How important is the idea of love in comparison to other things that are necessary for a healthy relationship? From what we’ve seen of Richard Dalloway, he seems like a pleasant person who really cares about (and perhaps even loves) Clarissa (despite not being able to tell her that in their first interaction that we’re shown). Sure, there doesn’t seem to be that much passion or vibrancy(4) in their relationship, but there is security, support, and mutual respect and understanding. While Clarissa feels as though she has somehow failed Richard, Richard does not seem to be aware of such a failure at all, continuing to be as earnest and sincere as possible. Is that enough to continue sustaining the relationship? Does he have enough love for two? I suppose if he's been able to for (around?) twenty years, it should be possible to continue to do so.

(1) I suppose by using “truly”, I might be making things more complicated. Being in love must be different for different people, and so I guess it’s probably not that great, as a bystander, to try and set certain standards, and call into question if a love is true or not.
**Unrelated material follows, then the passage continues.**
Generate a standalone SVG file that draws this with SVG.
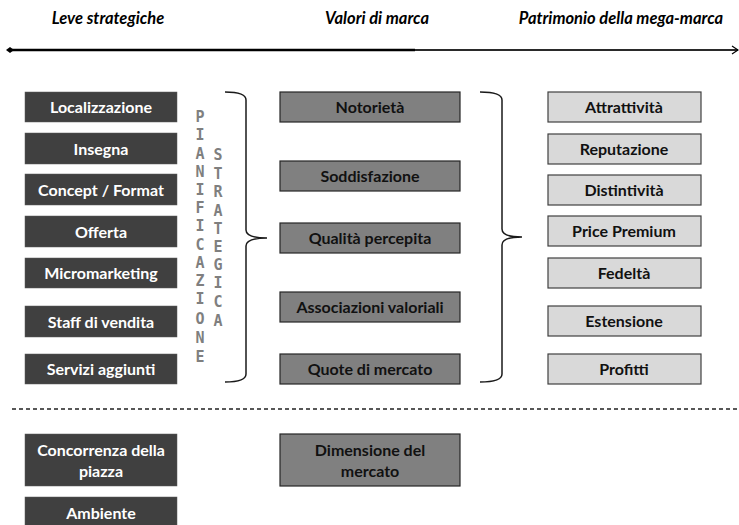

If Clarissa thinks that she was in love, then who’s to tell her otherwise?
(2) I guess using “merely” might make it seem like I’m making light of infatuations, so I’d like to clarify. It’s used in order to signal how much more love can be than an infatuation. It doesn’t mean infatuations are silly (though they definitely can be) or aren’t worth very much (the things one feels, of course, are completely legitimate).
(3) Not really in a “what’s wrong with her, why can’t she be in love” way, but in a “huh, how come" way.
(4) Butterflies in one’s stomach, flutterings in one’s heart, chills down one’s spine... Feelings of exhilaration or excitement, I guess?